La bibliothèque libre.
Traduction par Louis de Sacy revue et corrigée par Jules Pierrot.
éditeur Panckoucke (p. 93-95).
IV.
Pline à Calvina[1].

Si votre père avait laissé des créanciers, ou même un seul créancier autre que moi, vous auriez raison de délibérer si vous devez accepter une succession, dont un homme même redouterait le fardeau. Mais aujourd’hui (les liens qui nous unissent m’en imposaient le devoir), j’ai payé les plus incommodes[2], ou, pour mieux dire, les plus diligens, et je suis devenu votre créancier unique. J’avais déjà contribué à votre dot d’une somme de cent mille sesterces, outre celle que votre père s’était engagé à payer, en quelque sorte, sur mon bien ; car c’était moi qui devais en faire les fonds. Voilà des gages assez certains de mes dispositions pour vous. Avec cette assurance, il faut épargner une tache à votre père, en acceptant sa succession ; et, pour donner à mes avis toute la vertu que les effets donnent aux paroles, je vous envoie une quittance générale de tout ce que me doit la succession. N’appréhendez point qu’une telle donation me soit à charge. Je ne suis pas riche, il est vrai ; mon rang exige de la dépense, et mon revenu, par la nature de mes terres, est aussi incertain que modique. Mais ce qui me manque de ce côté-là, je le retrouve dans l’économie : voilà la source de mes libéralités. Je sais bien pourtant qu’il ne faut pas y puiser jusqu’à la tarir ; mais je garde cette précaution pour d’autres que vous. À votre égard, quand ma générosité passerait les bornes, j’aurai toujours bien calculé. Adieu.


  1. Calvina. Elle était parente, sans doute, de l’une des deux femmes de Pline, puisqu’il parle dans les premières lignes des liens (affnitatis officia) qui les unissent.

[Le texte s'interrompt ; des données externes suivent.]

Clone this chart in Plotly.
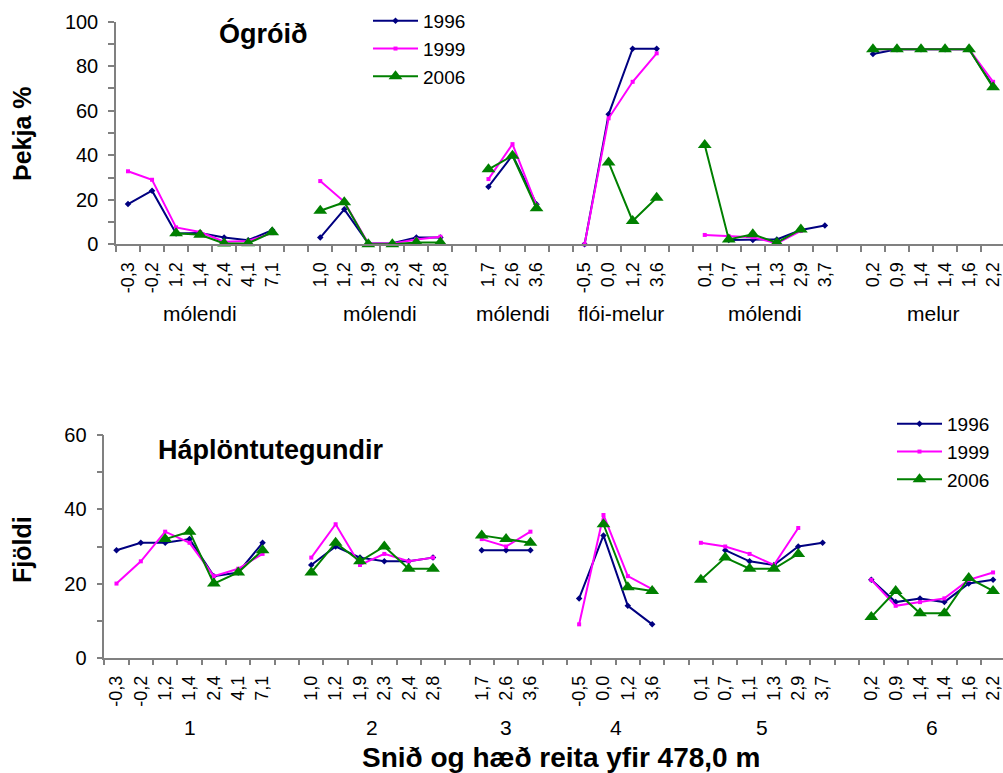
import plotly.graph_objects as go

# ---------------- data ----------------
group_names_top = ["mólendi", "mólendi", "mólendi", "flói-melur", "mólendi", "melur"]
group_names_bottom = ["1", "2", "3", "4", "5", "6"]

heights = [
    ["-0,3", "-0,2", "1,2", "1,4", "2,4", "4,1", "7,1"],
    ["1,0", "1,2", "1,9", "2,3", "2,4", "2,8"],
    ["1,7", "2,6", "3,6"],
    ["-0,5", "0,0", "1,2", "3,6"],
    ["0,1", "0,7", "1,1", "1,3", "2,9", "3,7"],
    ["0,2", "0,9", "1,4", "1,4", "1,6", "2,2"],
]

# Þekja % (ógróið)
cover_1996 = [
    [18.1, 24.1, 4.9, 5.1, 3.1, 1.8, 6.4],
    [3.0, 15.7, 0.4, 0.5, 3.1, 3.0],
    [25.9, 40.0, 18.0],
    [0.0, 58.4, 87.9, 87.9],
    [None, 1.9, 1.9, 2.2, 6.4, 8.4],
    [85.5, 87.6, 87.6, 87.6, 87.6, 71.0],
]
cover_1999 = [
    [32.8, 29.0, 7.6, 5.5, 1.2, 1.5, 5.0],
    [28.4, 19.1, 0.4, 0.4, 2.2, 3.4],
    [29.3, 45.0, 17.5],
    [0.0, 56.6, 73.0, 85.8],
    [4.2, 3.6, 3.2, 0.4, 6.0, None],
    [87.6, 87.6, 87.6, 87.6, 87.6, 73.0],
]
cover_2006 = [
    [None, None, 5.0, 4.3, 0.4, 0.5, 5.4],
    [15.1, 18.9, 0.0, 0.0, 0.8, 0.8],
    [33.7, 39.8, 16.2],
    [None, 36.8, 10.5, 20.9],
    [44.6, 2.2, 4.5, 0.7, 6.7, None],
    [87.6, 87.6, 87.6, 87.6, 87.6, 70.5],
]

# Fjöldi háplöntutegunda
count_1996 = [
    [29, 31, 31, 32, 22, 23, 31],
    [25, 30, 27, 26, 26, 27],
    [29, 29, 29],
    [16, 33, 14, 9],
    [None, 29, 26, 25, 30, 31],
    [21, 15, 16, 15, 20, 21],
]
count_1999 = [
    [20, 26, 34, 31, 22, 24, 28],
    [27, 36, 25, 28, 26, 27],
    [32, 30, 34],
    [9, 38.5, 22, 18.5],
    [31, 30, 28, 25, 35, None],
    [21, 14, 15, 16, 21, 23],
]
count_2006 = [
    [None, None, 32, 34, 20, 23, 29],
    [23, 31, 26, 30, 24, 24],
    [33, 32, 31],
    [None, 36, 19, 18],
    [21, 27, 24, 24, 28, None],
    [11, 18, 12, 12, 21.5, 18],
]

years = ["1996", "1999", "2006"]

# ---------------- helpers ----------------
# categories laid out with one empty slot between groups
positions = []
pos = 0
for g in heights:
    positions.append(list(range(pos, pos + len(g))))
    pos += len(g) + 1

tickvals = [p for grp in positions for p in grp]
ticktext = [h for grp in heights for h in grp]
group_centers = [sum(grp) / len(grp) for grp in positions]


def flatten(series):
    xs, ys = [], []
    for grp_pos, grp_vals in zip(positions, series):
        xs.extend(grp_pos)
        ys.extend(grp_vals)
        xs.append(grp_pos[-1] + 0.5)
        ys.append(None)  # break line between groups
    return xs, ys


W, H = 1003, 773
FONT = "Liberation Sans, Arial, sans-serif"
AXIS_GREY = "#808080"

styles = {
    "1996": dict(color="#000080", symbol="diamond", size=5),
    "1999": dict(color="#FF00FF", symbol="square", size=4),
    "2006": dict(color="#008000", symbol="triangle-up", size=12),
}

fig = go.Figure()

for yr, ser in zip(years, [cover_1996, cover_1999, cover_2006]):
    xs, ys = flatten(ser)
    st = styles[yr]
    fig.add_trace(go.Scatter(
        x=xs, y=ys, name=yr, mode="lines+markers", connectgaps=False,
        line=dict(color=st["color"], width=2),
        marker=dict(color=st["color"], symbol=st["symbol"], size=st["size"], line=dict(width=0)),
        xaxis="x", yaxis="y", legend="legend", cliponaxis=False,
    ))

for yr, ser in zip(years, [count_1996, count_1999, count_2006]):
    xs, ys = flatten(ser)
    st = styles[yr]
    fig.add_trace(go.Scatter(
        x=xs, y=ys, name=yr, mode="lines+markers", connectgaps=False,
        line=dict(color=st["color"], width=2),
        marker=dict(color=st["color"], symbol=st["symbol"], size=st["size"], line=dict(width=0)),
        xaxis="x2", yaxis="y2", legend="legend2", cliponaxis=False,
    ))

# pixel geometry
top_left, top_y0, top_y100 = 116, 244.3, 21.7
top_slot = 24.03
bot_left, bot_y0, bot_y60 = 104.3, 657.7, 435.3
bot_slot = 24.35


def xaxis_common(left_px, slot):
    return dict(
        domain=[left_px / W, 1],
        range=[-0.5, -0.5 + (W - left_px) / slot],
        automargin=False, ticklabeloverflow="allow",
        tickmode="array", tickvals=tickvals, ticktext=ticktext,
        tickangle=-90, ticks="", ticklabelstandoff=9,
        tickfont=dict(family=FONT, size=18, color="black"),
        showline=True, linecolor=AXIS_GREY, linewidth=1.5,
        showgrid=False, zeroline=False,
        minor=dict(tickmode="linear", tick0=-0.5, dtick=1, ticks="outside",
                   ticklen=6, tickwidth=1.5, tickcolor=AXIS_GREY, showgrid=False),
    )


def yaxis_common(top_px, bottom_px, rng):
    return dict(
        domain=[1 - bottom_px / H, 1 - top_px / H],
        range=rng, tickmode="linear", tick0=0, dtick=20,
        automargin=False,
        ticks="outside", ticklen=6, tickwidth=1.5, tickcolor=AXIS_GREY,
        ticklabelstandoff=6,
        tickfont=dict(family=FONT, size=20, color="black"),
        showline=True, linecolor=AXIS_GREY, linewidth=1.5,
        showgrid=False, zeroline=False,
        minor=dict(tickmode="linear", tick0=0, dtick=10, ticks="outside",
                   ticklen=6, tickwidth=1.5, tickcolor=AXIS_GREY, showgrid=False),
    )


xa1 = xaxis_common(top_left, top_slot); xa1["anchor"] = "y"
xa2 = xaxis_common(bot_left, bot_slot); xa2["anchor"] = "y2"
ya1 = yaxis_common(top_y100, top_y0, [0, 100]); ya1["anchor"] = "x"
ya2 = yaxis_common(bot_y60, bot_y0, [0, 60]); ya2["anchor"] = "x2"

annotations = []


def ann(text, x, y, size, angle=0, xref="paper"):
    annotations.append(dict(text=text, x=x, y=y, xref=xref, yref="paper",
                            xanchor="center", yanchor="middle", showarrow=False,
                            textangle=angle,
                            font=dict(family=FONT, size=size, color="black")))


ann("<b>Ógróið</b>", 263 / W, 1 - 33 / H, 27)
ann("<b>Háplöntutegundir</b>", 270 / W, 1 - 450 / H, 27)
ann("<b>Þekja %</b>", 22 / W, 1 - 134 / H, 25, -90)
ann("<b>Fjöldi</b>", 22 / W, 1 - 550 / H, 25, -90)
ann("<b>Snið og hæð reita yfir 478,0 m</b>", 561 / W, 1 - 757 / H, 28)

for name, cx in zip(group_names_top, group_centers):
    ann(name, cx, 1 - 313 / H, 21, xref="x")
for name, cx in zip(group_names_bottom, group_centers):
    ann(name, cx, 1 - 727 / H, 21, xref="x2")

legend_style = dict(font=dict(family=FONT, size=19, color="black"),
                    bgcolor="rgba(0,0,0,0)", borderwidth=0, itemwidth=45,
                    xanchor="left", yanchor="top", tracegroupgap=0)

fig.update_layout(
    width=W, height=H,
    margin=dict(l=0, r=0, t=0, b=0, autoexpand=False),
    paper_bgcolor="white", plot_bgcolor="white",
    xaxis=xa1, yaxis=ya1, xaxis2=xa2, yaxis2=ya2,
    annotations=annotations,
    legend=dict(x=368 / W, y=1 - 2 / H, **legend_style),
    legend2=dict(x=892 / W, y=1 - 405 / H, **legend_style),
    font=dict(family=FONT),
)

fig.write_html("out.html")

  2. J’ai payé, etc. Voici encore une grave infidélité de sens dans la traduction de De Sacy. Il suppose que Calvina a payé elle-même les autres créanciers, et que Pline n’ayant pas réclamé, par égard pour son alliance avec elle, le remboursement des sommes qui lui sont dues, il reste seul créancier. Pline a été plus généreux que De Sacy ne le fait entendre : c’est lui qui a payé les autres créanciers. La construction de la phrase latine, qui a pour sujet ego (Plinius), ne permet pas d’attribuer à Calvina l’action énoncée par ces mots, dimissis omnibus : ils ne peuvent se rapporter qu’au sujet.